"Never attempt to make jelly in damp or cloudy weather If firmness or clearness is desired."
Always Make In Porcelain Kettle. Use Refined Or Granulated Sugar. Do Not Have Fruit, Especially Grapes Or Currants, Over-Ripe. Make Not Over Two Or Three Pints Of Jelly At A Time. As A General Rule Allow Equal Measure Of Juice And Sugar. Boil Juice Rapidly Ten Minutes, Skim And Add Sugar, Boil Ten Minutes Longer. To Test Jelly, Drop A Little In A Glass Of Very Cold Water And If It Immediately Falls To The Bottom, It Is Done.
Transcendent or any variety of crab apples, may be prepared as cultivated wild plums, adding flavoring of almond, lemon, peach, pineapple or vanilla to the jelly in proportion to one teaspoon to two pints of juice before it is done.
Put on the stove grapes just beginning to turn, boil, place in a jelly bag and let drain. To 1 pint of juice add 1 pint sugar and boil twenty minutes.
Stir into 1 quart of red raspberries a cup granulated sugar. At the end of one hour run the berries through a vegetable press and strain the juice. Have ready a ½ box gelatine soaked in a cup of cold water-for 2 hours. Pour over this 1 pint boiling water; strain and stir in the berry juice; wet a jelly mould, line with ripe berries and pour the liquid, when cold, into it; set aside to form. Eat with cream.
Pare and grate 5 nice quinces, 5 pounds sugar to 1 pint boiling water. Stir over fire until dissolved, add the grated quinces. Cook fifteen minutes; pour into glasses. Cover when cold.
Be careful in your selection; do not choose too young, and take only such as have been reared in a good moral atmosphere. Some insist on keeping them in pickle, while others keep them in hot water. This only makes them sour, hard and sometimes bitter. Even poor varieties may be made sweet, tender and good by garnishing them with patience, well sweetened with smiles and flavored with kisses to taste; then wrap them in a mantle of charity, keep warm with a steady fire of domestic devotion and serve with peaches and cream. When thus prepared they will keep for years.

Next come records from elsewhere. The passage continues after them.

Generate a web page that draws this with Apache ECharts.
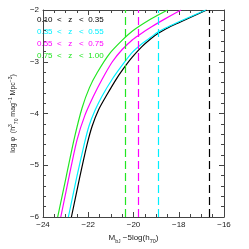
<!DOCTYPE html>
<html><head><meta charset="utf-8">
<script src="https://cdn.jsdelivr.net/npm/echarts@6/dist/echarts.min.js"></script>
<style>html,body{margin:0;padding:0;background:#fff}#c{width:249px;height:249px}</style>
</head><body><div id="c"></div>
<script>
const names = ['0.10  <   z   <  0.35', '0.35  <   z   <  0.55', '0.55  <   z   <  0.75', '0.75  <   z   <  1.00'];
const colors = ['#000000', '#00f0ff', '#ff00ff', '#22e622'];
const blackM = [-22.745, -22.381, -22.049, -21.826, -21.543, -21.19, -20.733, -20.316, -20.045, -19.64, -19.235, -18.923, -18.425, -18.02, -16.765];
const blackL = [-6.0, -5.241, -4.593, -4.241, -3.926, -3.648, -3.315, -3.056, -2.907, -2.713, -2.556, -2.454, -2.333, -2.25, -2.0];
const cyanM = [-22.879, -22.514, -22.178, -21.968, -21.704, -21.393, -20.935, -20.449, -20.045, -19.64, -19.235, -18.923, -18.425, -18.02, -16.806];
const cyanL = [-6.0, -5.241, -4.593, -4.241, -3.944, -3.667, -3.333, -3.037, -2.815, -2.657, -2.528, -2.426, -2.315, -2.231, -2.0];
const magM = [-23.215, -22.858, -22.502, -22.15, -21.773, -21.381, -20.935, -20.49, -20.045, -19.781, -19.235, -18.628, -17.899];
const magL = [-6.0, -5.241, -4.519, -4.037, -3.667, -3.333, -3.0, -2.759, -2.574, -2.491, -2.333, -2.176, -2.0];
const grnM = [-23.352, -22.972, -22.607, -22.271, -21.947, -21.595, -21.057, -20.518, -20.045, -19.235, -18.494];
const grnL = [-6.0, -5.213, -4.463, -3.889, -3.5, -3.204, -2.843, -2.593, -2.407, -2.176, -2.0];
const cutM = [-16.63, -18.92, -19.8, -20.36];
const xTicks = [-24, -22, -20, -18, -16];
const yTicks = [-6, -5, -4, -3, -2];

const curvesM = [blackM, cyanM, magM, grnM];
const curvesL = [blackL, cyanL, magL, grnL];
const minus = v => String(v).replace('-', '\u2212');
const axisCol = '#444';

const series = names.map((n, i) => ({
  name: n, type: 'line', smooth: 0.25, symbol: 'none', silent: true,
  data: curvesM[i].map((m, j) => [m, curvesL[i][j]]),
  lineStyle: { color: colors[i], width: 1.2 },
  itemStyle: { color: colors[i] },
  markLine: {
    silent: true, symbol: 'none', label: { show: false },
    lineStyle: { color: colors[i], type: [8, 4], width: 1.2 },
    data: [{ xAxis: cutM[i] }]
  }
}));

const chart = echarts.init(document.getElementById('c'), null, { renderer: 'canvas' });
chart.setOption({
  animation: false,
  backgroundColor: '#fff',
  grid: { left: 27, right: 25, top: 10, bottom: 23, containLabel: false },
  legend: {
    orient: 'vertical', left: 32, top: 16, padding: 0, icon: 'none', itemWidth: 0, itemHeight: 8, itemGap: 4,
    selectedMode: false,
    textStyle: { fontFamily: 'Liberation Sans', fontSize: 8, padding: [0, 0, 0, 0] },
    data: names.map((n, i) => ({ name: n, textStyle: { color: colors[i] } }))
  },
  xAxis: [{
    type: 'value', min: -24, max: -16, interval: 2,
    name: 'M{s|b}{ss|J} \u22125log(h{s|70})', nameLocation: 'middle', nameGap: 15,
    nameTextStyle: { fontFamily: 'Liberation Sans', fontSize: 8, color: '#222',
      rich: { s: { fontSize: 5.5, verticalAlign: 'bottom', lineHeight: 12, padding: [3, 0, 0, 0] }, ss: { fontSize: 4.5, verticalAlign: 'bottom', padding: [4, 0, 0, 0] } } },
    axisLine: { lineStyle: { color: axisCol, width: 1 } },
    axisTick: { inside: true, length: 5, lineStyle: { color: axisCol } },
    minorTick: { show: true, splitNumber: 4, length: 3, lineStyle: { color: axisCol } },
    axisLabel: { formatter: v => minus(v), fontFamily: 'Liberation Sans', fontSize: 8, color: '#222', margin: 4 },
    splitLine: { show: false }
  }, {
    type: 'value', position: 'top', min: -24, max: -16, interval: 2,
    axisLine: { lineStyle: { color: axisCol, width: 1 } },
    axisTick: { inside: true, length: 5, lineStyle: { color: axisCol } },
    minorTick: { show: true, splitNumber: 4, length: 3, lineStyle: { color: axisCol } },
    axisLabel: { show: false }, splitLine: { show: false }
  }],
  yAxis: [{
    type: 'value', min: -6, max: -2, interval: 1,
    name: 'log \u03c6  (h{sup|3}{s|70} mag{sup|\u22121} Mpc{sup|\u22123})', nameLocation: 'middle', nameGap: 15,
    nameTextStyle: { fontFamily: 'Liberation Sans', fontSize: 7, color: '#222',
      rich: { sup: { fontSize: 5, verticalAlign: 'top', lineHeight: 11 }, s: { fontSize: 5, verticalAlign: 'bottom', lineHeight: 11 } } },
    axisLine: { lineStyle: { color: axisCol, width: 1 } },
    axisTick: { inside: true, length: 5, lineStyle: { color: axisCol } },
    minorTick: { show: true, splitNumber: 5, length: 3, lineStyle: { color: axisCol } },
    axisLabel: { formatter: v => minus(v), fontFamily: 'Liberation Sans', fontSize: 8, color: '#222', margin: 4 },
    splitLine: { show: false }
  }, {
    type: 'value', position: 'right', min: -6, max: -2, interval: 1,
    axisLine: { show: true, lineStyle: { color: axisCol, width: 1 } },
    axisTick: { show: true, inside: true, length: 5, lineStyle: { color: axisCol } },
    minorTick: { show: true, splitNumber: 5, length: 3, lineStyle: { color: axisCol } },
    axisLabel: { show: false }, splitLine: { show: false }
  }],
  series: series
});
</script></body></html>
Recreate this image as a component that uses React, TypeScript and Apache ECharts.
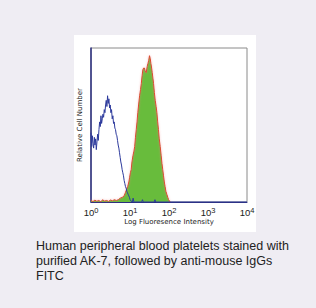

One pint fruit, 1 pint sugar. Boil ten minutes, spread on plates and set in sun one day.
Take sweet oranges, peel and put the pulp through a sieve. Put a pound of white sugar to each pound of pulp and juice. Boil twenty minutes and seal.
Stir together 2 large cups sugar, the juice of 6 lemons and the grated peal of 2 lemons, 1 package gelatine, well soaked in warm water, cover for 1 hour, pour 3 pints boiling water over this, stir until gelatine is thoroughly melted and strain through a cloth.
Weigh an equal quantity of sifted white sugar and currants, picked carefully from the stems. Boil together ten minutes, stirring gently and skim; add the juice of 1 lemon to 4 pounds of fruit. Seal while hot. This is excellent.